Stated exercise — Begin with the first line of the material and copy each line word for word through the line that contains "plt.rcParams['mathtext.rm'] = 'Liberation"; the pictures are left out.

Information shown —
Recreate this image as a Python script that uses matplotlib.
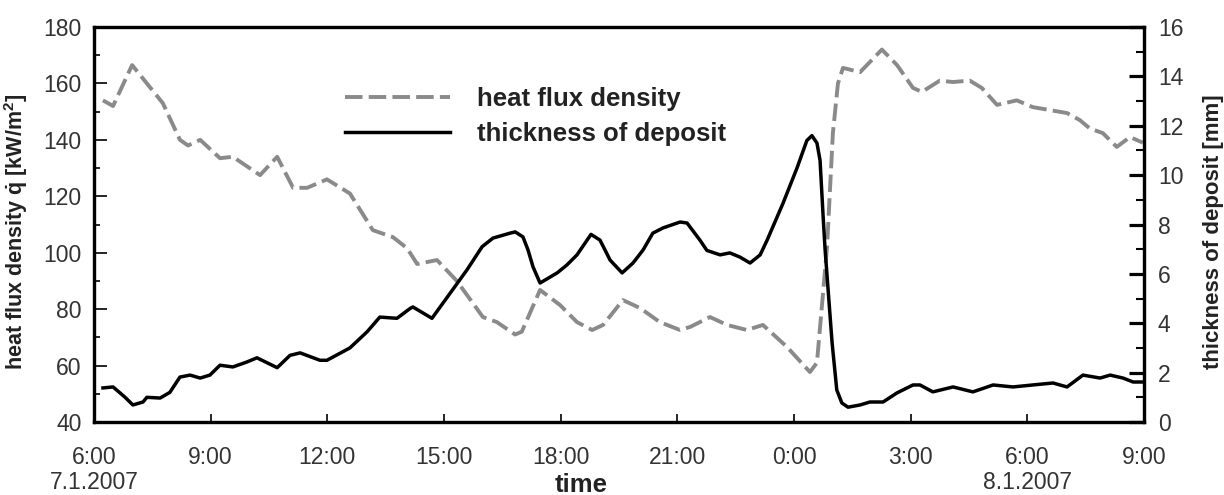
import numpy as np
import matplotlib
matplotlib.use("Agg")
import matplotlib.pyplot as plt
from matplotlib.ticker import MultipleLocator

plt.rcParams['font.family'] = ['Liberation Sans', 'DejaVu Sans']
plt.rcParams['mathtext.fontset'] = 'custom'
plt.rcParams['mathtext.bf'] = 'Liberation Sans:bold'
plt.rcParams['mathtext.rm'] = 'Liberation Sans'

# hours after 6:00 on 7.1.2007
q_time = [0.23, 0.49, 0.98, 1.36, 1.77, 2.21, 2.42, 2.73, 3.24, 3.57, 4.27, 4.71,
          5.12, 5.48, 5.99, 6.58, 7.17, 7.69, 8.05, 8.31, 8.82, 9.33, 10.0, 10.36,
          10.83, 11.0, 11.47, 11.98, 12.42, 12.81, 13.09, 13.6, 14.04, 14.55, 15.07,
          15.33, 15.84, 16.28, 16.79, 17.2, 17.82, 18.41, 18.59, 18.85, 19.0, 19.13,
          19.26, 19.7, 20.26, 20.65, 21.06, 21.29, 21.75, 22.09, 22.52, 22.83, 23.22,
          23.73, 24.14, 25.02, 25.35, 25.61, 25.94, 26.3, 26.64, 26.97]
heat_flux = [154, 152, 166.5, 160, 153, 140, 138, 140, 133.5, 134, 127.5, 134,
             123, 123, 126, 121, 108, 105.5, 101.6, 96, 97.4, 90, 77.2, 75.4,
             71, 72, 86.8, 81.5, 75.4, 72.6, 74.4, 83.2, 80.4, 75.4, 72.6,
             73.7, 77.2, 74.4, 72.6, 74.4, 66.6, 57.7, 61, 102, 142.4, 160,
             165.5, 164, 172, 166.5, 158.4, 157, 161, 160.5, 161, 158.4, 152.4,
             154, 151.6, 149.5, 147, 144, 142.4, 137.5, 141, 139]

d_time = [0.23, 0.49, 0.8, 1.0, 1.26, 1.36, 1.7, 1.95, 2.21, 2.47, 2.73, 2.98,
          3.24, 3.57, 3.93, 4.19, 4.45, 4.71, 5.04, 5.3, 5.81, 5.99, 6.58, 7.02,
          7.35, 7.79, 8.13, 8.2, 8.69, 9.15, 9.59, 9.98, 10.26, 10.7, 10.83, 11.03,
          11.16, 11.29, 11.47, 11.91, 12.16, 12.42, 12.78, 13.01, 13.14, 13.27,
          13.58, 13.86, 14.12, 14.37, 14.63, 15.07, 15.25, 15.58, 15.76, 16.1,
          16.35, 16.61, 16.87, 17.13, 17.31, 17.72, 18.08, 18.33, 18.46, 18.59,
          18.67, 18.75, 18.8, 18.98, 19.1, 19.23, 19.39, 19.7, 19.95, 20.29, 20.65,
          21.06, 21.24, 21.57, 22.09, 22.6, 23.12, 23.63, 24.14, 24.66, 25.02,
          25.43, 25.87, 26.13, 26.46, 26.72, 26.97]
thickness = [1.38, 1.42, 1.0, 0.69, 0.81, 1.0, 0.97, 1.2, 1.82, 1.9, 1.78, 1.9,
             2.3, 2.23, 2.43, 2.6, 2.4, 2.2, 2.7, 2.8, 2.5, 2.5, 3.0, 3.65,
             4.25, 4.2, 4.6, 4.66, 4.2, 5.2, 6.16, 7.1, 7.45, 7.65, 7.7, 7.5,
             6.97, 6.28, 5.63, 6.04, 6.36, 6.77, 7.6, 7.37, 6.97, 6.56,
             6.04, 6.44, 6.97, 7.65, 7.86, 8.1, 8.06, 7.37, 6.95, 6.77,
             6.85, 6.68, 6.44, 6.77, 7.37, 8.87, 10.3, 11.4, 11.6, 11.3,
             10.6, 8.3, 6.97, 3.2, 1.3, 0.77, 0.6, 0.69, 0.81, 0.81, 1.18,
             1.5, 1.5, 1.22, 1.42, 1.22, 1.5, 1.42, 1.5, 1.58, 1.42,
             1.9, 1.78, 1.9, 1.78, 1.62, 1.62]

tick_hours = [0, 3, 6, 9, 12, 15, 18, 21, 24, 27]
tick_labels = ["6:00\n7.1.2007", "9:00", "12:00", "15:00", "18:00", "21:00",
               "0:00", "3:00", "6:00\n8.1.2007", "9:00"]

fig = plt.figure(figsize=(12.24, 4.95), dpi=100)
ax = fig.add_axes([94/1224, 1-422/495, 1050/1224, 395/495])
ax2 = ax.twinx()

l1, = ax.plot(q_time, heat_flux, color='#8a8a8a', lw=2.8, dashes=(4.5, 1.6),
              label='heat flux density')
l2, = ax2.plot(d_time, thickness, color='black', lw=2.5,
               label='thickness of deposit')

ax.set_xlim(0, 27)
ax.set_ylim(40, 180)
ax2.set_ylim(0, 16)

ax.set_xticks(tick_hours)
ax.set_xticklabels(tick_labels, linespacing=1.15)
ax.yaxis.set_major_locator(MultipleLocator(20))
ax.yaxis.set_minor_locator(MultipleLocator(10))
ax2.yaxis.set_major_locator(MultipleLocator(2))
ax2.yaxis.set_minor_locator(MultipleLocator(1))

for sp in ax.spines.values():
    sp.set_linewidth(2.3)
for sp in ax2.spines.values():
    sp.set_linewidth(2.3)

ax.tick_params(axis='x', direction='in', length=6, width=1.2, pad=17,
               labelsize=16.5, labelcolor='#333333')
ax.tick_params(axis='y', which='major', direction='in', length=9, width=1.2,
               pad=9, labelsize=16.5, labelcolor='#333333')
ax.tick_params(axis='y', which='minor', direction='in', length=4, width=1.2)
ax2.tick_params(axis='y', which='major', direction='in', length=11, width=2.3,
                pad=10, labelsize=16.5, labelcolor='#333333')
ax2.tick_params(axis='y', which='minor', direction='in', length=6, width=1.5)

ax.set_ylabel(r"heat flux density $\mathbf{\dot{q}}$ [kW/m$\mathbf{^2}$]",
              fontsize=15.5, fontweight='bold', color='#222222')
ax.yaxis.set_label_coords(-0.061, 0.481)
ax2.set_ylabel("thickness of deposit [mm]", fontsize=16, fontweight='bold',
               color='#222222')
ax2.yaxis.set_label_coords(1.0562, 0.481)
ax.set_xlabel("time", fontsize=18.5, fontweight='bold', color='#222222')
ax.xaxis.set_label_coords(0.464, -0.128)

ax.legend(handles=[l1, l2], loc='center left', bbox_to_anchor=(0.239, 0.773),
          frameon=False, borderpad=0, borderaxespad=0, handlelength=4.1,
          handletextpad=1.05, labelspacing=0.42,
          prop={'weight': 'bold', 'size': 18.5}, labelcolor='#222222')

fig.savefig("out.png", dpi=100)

Finished exercise —
Recreate this image as a Python script that uses matplotlib.
import numpy as np
import matplotlib
matplotlib.use("Agg")
import matplotlib.pyplot as plt
from matplotlib.ticker import MultipleLocator

plt.rcParams['font.family'] = ['Liberation Sans', 'DejaVu Sans']
plt.rcParams['mathtext.fontset'] = 'custom'
plt.rcParams['mathtext.bf'] = 'Liberation Sans:bold'
plt.rcParams['mathtext.rm'] = 'Liberation Sans'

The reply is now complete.